Disinfection.--The most useful agents for the destruction of spore-containing infectious materials are:--

(1) Fire: Complete destruction by burning.

(2) Steam under pressure: 230°F. for 10 minutes.

(3) Boiling in water for 1 hour. This temperature does not destroy the spores of _Bacillus subtilis_ in the time mentioned, but is effective for the destruction of the spores of the anthrax bacillus, and of all known pathogenic organisms.

(4) Chloride of lime: a solution of 4 in 100 containing at least 25 per cent. of available chlorine.

(5) Mercuric chloride: a solution of 1 in 500 containing at least 3 per cent. of available chlorine.
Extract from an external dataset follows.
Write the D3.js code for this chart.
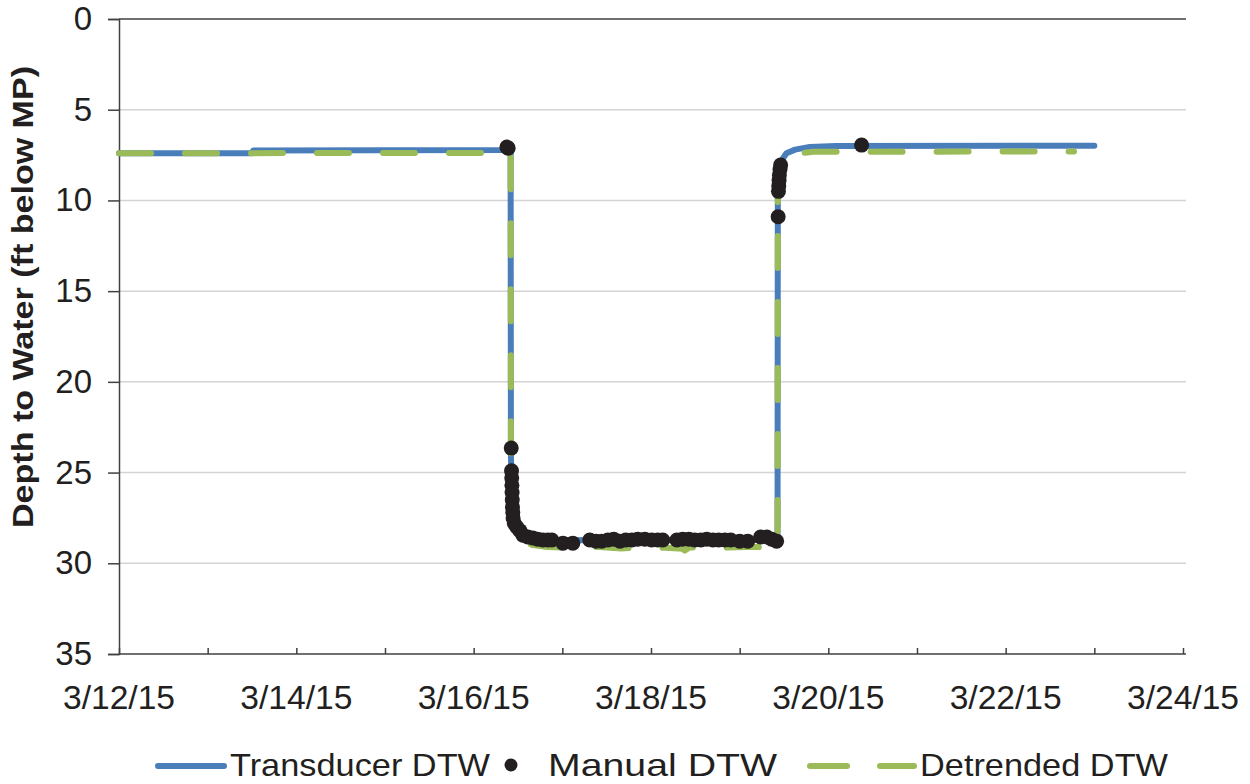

For the destruction of infectious material which owes its infecting power to the presence of micro-organisms not containing spores:--

(1) Fire: Complete destruction by burning.

(2) Boiling water ½ an hour.

(3) Dry heat: 230°F. for 2 hours.

(4) Chloride of lime: 1 to 4 in 100 solution, containing at least 25 per cent. available chlorine.

(5) Solution of chlorinated soda: 5 to 20 in 100 solution, containing at least 3 per cent. available chlorine.

(6) Mercuric chloride: a solution of 1 in 1000 to 1 in 4000.

(7) Sulphur dioxide: exposure for 12 hours to an atmosphere containing at least 4 volumes per cent. of this gas, preferably in presence of moisture. This will require the combustion of 3-4 lb. sulphur for every 1000 cub. ft. of air space.

(8) Carbolic acid: 2 to 5 in 100 solution.

(9) Sulphate of copper: 2 to 5 in 100 solution.

(10) Chloride of zinc: 4 to 10 in 100 solution.

Following are recommendations with reference to the practical application of these agents:--

For Excreta.

(_a_) In the sickroom:

For spore containing material:

(1) Chloride of lime in solution, 4 in 100.

(2) Mercuric chloride in solution, 1 in 500; addition of an equal quantity of potassium permanganate as a deodorant, and to give colour to the solution, is to be recommended.

In the absence of spores:

(3) Carbolic acid in solution, 5 in 100.

(4) Sulphate of copper in solution, 5 in 100.

(5) Chloride of zinc in solution, 10 in 100.

(_b_) In privy vaults:

Mercuric chloride in solution, 1 in 500. A concentrated solution containing 4 oz. mercuric chloride and 1 lb. cupric sulphate to 1 gal. water is recommended as a standard solution; 8 oz. this solution to 1 gal. water will give a diluted solution for the disinfection of excreta, containing about 1 in 500 of mercuric chloride and 1 in 125 of cupric sulphate.

(_c_) For the disinfection and deodorisation of the surface of masses of organic material in privy vaults, &c.:

Chloride of lime in powder, diluted with plaster of Paris, or with clean, well-dried sand, in the proportion of 1 part to 9.